Saved data entries
::::
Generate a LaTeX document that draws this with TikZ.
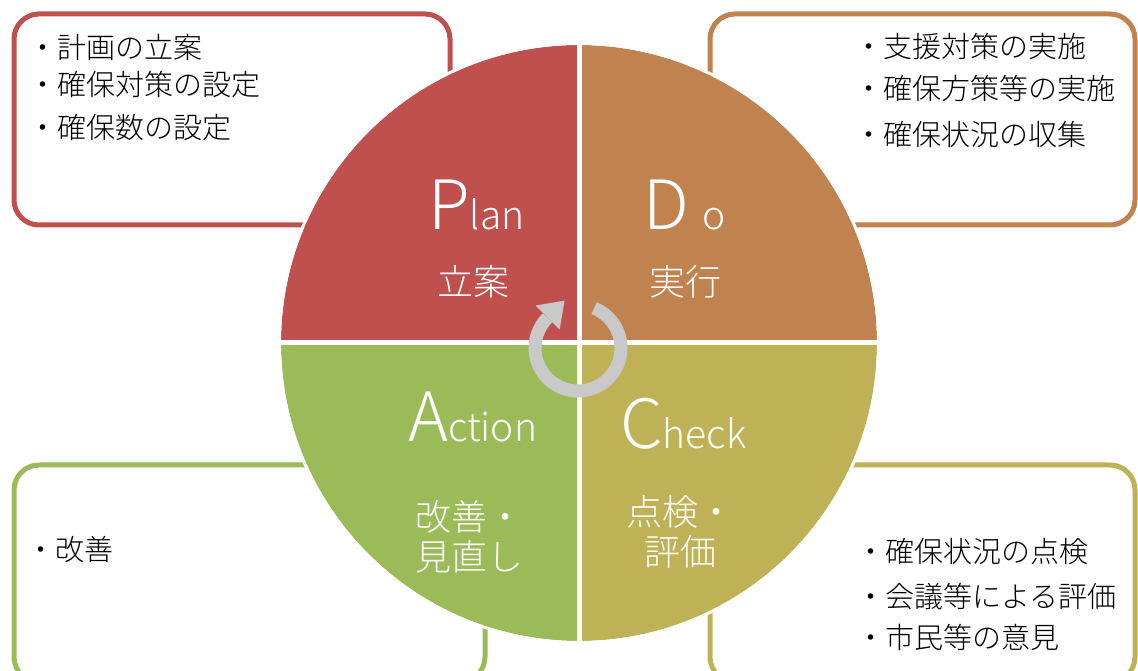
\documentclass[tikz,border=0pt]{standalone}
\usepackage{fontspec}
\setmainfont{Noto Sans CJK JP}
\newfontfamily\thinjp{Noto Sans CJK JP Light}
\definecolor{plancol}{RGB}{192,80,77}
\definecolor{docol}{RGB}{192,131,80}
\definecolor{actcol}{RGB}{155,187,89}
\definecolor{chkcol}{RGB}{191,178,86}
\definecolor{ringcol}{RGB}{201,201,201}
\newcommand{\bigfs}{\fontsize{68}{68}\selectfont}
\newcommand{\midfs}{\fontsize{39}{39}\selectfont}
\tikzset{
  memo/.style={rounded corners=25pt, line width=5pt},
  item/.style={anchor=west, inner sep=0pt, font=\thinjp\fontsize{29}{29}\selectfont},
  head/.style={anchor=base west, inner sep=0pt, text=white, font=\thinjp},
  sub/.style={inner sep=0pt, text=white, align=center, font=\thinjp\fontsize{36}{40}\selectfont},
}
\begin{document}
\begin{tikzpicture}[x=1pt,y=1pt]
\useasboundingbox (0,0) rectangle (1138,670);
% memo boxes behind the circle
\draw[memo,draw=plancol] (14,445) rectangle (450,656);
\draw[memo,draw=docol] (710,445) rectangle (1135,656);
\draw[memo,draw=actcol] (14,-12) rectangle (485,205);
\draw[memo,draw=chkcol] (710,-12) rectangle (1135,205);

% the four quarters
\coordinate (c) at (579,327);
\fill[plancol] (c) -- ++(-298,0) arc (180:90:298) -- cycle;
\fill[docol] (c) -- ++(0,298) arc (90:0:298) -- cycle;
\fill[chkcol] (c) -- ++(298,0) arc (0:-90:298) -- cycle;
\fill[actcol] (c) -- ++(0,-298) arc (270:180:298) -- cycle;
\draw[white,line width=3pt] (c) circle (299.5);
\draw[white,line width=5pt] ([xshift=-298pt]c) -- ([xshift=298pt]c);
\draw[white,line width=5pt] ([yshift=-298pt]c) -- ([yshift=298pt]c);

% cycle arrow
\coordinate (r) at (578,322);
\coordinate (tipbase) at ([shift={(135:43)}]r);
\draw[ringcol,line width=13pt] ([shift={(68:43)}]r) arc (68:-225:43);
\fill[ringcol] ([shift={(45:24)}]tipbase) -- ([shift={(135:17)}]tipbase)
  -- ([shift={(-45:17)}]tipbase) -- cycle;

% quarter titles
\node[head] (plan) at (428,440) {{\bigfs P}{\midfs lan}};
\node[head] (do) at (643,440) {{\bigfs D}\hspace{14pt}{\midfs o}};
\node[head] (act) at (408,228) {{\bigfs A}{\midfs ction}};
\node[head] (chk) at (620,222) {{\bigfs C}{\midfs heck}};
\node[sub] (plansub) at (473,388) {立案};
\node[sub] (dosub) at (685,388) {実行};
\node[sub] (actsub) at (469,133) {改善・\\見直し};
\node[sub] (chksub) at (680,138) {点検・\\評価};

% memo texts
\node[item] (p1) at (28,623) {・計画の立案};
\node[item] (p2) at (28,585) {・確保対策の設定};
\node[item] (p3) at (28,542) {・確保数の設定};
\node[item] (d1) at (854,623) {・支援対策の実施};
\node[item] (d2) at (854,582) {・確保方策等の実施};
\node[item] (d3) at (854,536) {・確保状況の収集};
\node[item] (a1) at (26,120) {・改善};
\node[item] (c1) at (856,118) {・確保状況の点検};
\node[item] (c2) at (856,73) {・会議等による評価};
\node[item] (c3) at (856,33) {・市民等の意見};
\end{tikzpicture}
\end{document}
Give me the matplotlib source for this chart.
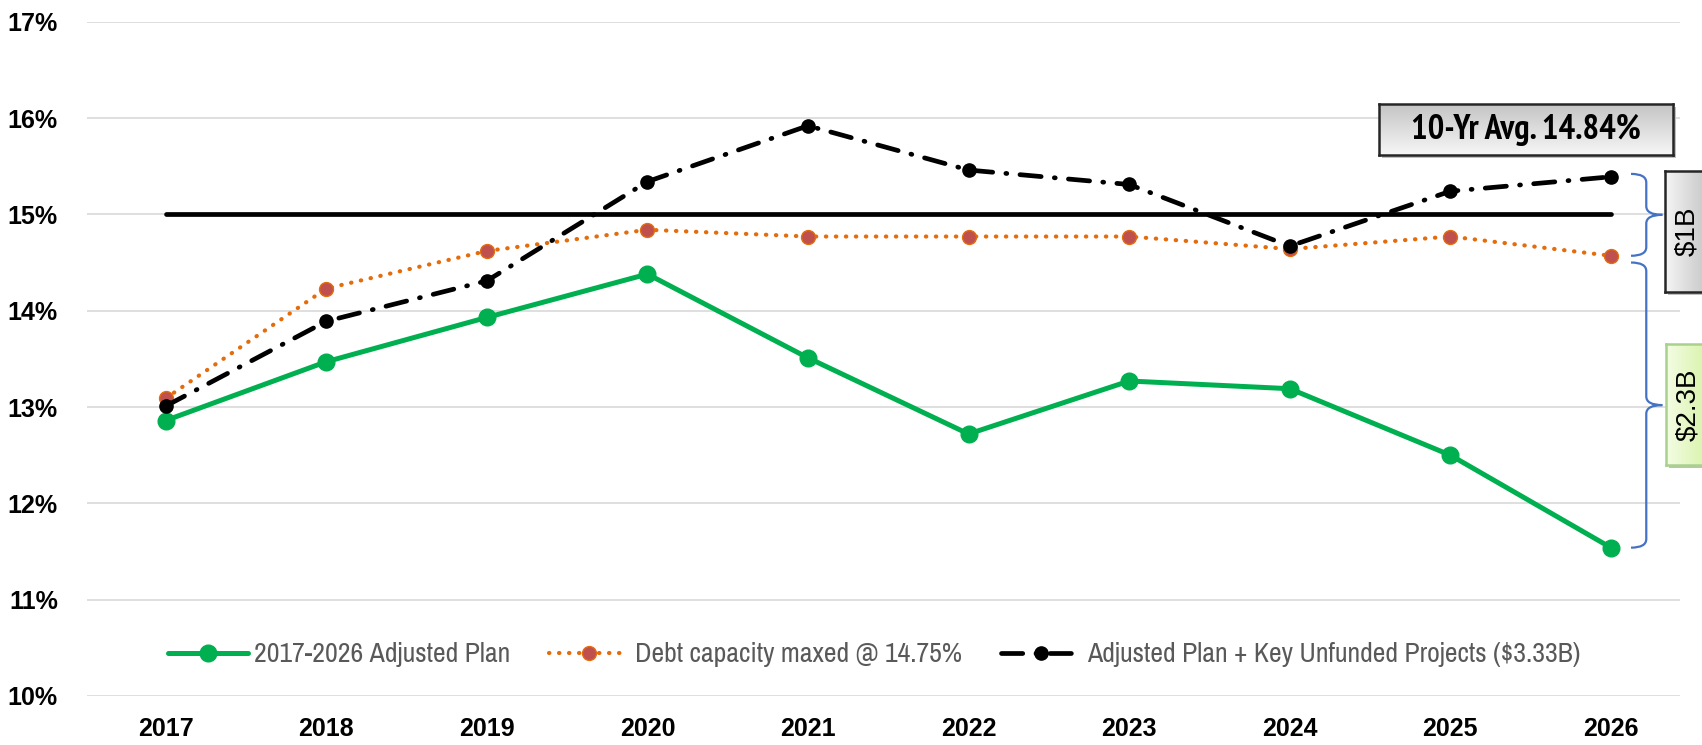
::::
◆ Written exercise:
Repeat all of the entries word for word, but omit the pictures.

◆ Result of the exercise:
Generate a LaTeX document that draws this with TikZ.
\documentclass[tikz,border=0pt]{standalone}
\usepackage{fontspec}
\setmainfont{Noto Sans CJK JP}
\newfontfamily\thinjp{Noto Sans CJK JP Light}
\definecolor{plancol}{RGB}{192,80,77}
\definecolor{docol}{RGB}{192,131,80}
\definecolor{actcol}{RGB}{155,187,89}
\definecolor{chkcol}{RGB}{191,178,86}
\definecolor{ringcol}{RGB}{201,201,201}
\newcommand{\bigfs}{\fontsize{68}{68}\selectfont}
\newcommand{\midfs}{\fontsize{39}{39}\selectfont}
\tikzset{
  memo/.style={rounded corners=25pt, line width=5pt},
  item/.style={anchor=west, inner sep=0pt, font=\thinjp\fontsize{29}{29}\selectfont},
  head/.style={anchor=base west, inner sep=0pt, text=white, font=\thinjp},
  sub/.style={inner sep=0pt, text=white, align=center, font=\thinjp\fontsize{36}{40}\selectfont},
}
\begin{document}
\begin{tikzpicture}[x=1pt,y=1pt]
\useasboundingbox (0,0) rectangle (1138,670);
% memo boxes behind the circle
\draw[memo,draw=plancol] (14,445) rectangle (450,656);
\draw[memo,draw=docol] (710,445) rectangle (1135,656);
\draw[memo,draw=actcol] (14,-12) rectangle (485,205);
\draw[memo,draw=chkcol] (710,-12) rectangle (1135,205);

% the four quarters
\coordinate (c) at (579,327);
\fill[plancol] (c) -- ++(-298,0) arc (180:90:298) -- cycle;
\fill[docol] (c) -- ++(0,298) arc (90:0:298) -- cycle;
\fill[chkcol] (c) -- ++(298,0) arc (0:-90:298) -- cycle;
\fill[actcol] (c) -- ++(0,-298) arc (270:180:298) -- cycle;
\draw[white,line width=3pt] (c) circle (299.5);
\draw[white,line width=5pt] ([xshift=-298pt]c) -- ([xshift=298pt]c);
\draw[white,line width=5pt] ([yshift=-298pt]c) -- ([yshift=298pt]c);

% cycle arrow
\coordinate (r) at (578,322);
\coordinate (tipbase) at ([shift={(135:43)}]r);
\draw[ringcol,line width=13pt] ([shift={(68:43)}]r) arc (68:-225:43);
\fill[ringcol] ([shift={(45:24)}]tipbase) -- ([shift={(135:17)}]tipbase)
  -- ([shift={(-45:17)}]tipbase) -- cycle;

% quarter titles
\node[head] (plan) at (428,440) {{\bigfs P}{\midfs lan}};
\node[head] (do) at (643,440) {{\bigfs D}\hspace{14pt}{\midfs o}};
\node[head] (act) at (408,228) {{\bigfs A}{\midfs ction}};
\node[head] (chk) at (620,222) {{\bigfs C}{\midfs heck}};
\node[sub] (plansub) at (473,388) {立案};
\node[sub] (dosub) at (685,388) {実行};
\node[sub] (actsub) at (469,133) {改善・\\見直し};
\node[sub] (chksub) at (680,138) {点検・\\評価};

% memo texts
\node[item] (p1) at (28,623) {・計画の立案};
\node[item] (p2) at (28,585) {・確保対策の設定};
\node[item] (p3) at (28,542) {・確保数の設定};
\node[item] (d1) at (854,623) {・支援対策の実施};
\node[item] (d2) at (854,582) {・確保方策等の実施};
\node[item] (d3) at (854,536) {・確保状況の収集};
\node[item] (a1) at (26,120) {・改善};
\node[item] (c1) at (856,118) {・確保状況の点検};
\node[item] (c2) at (856,73) {・会議等による評価};
\node[item] (c3) at (856,33) {・市民等の意見};
\end{tikzpicture}
\end{document}
Give me the matplotlib source for this chart.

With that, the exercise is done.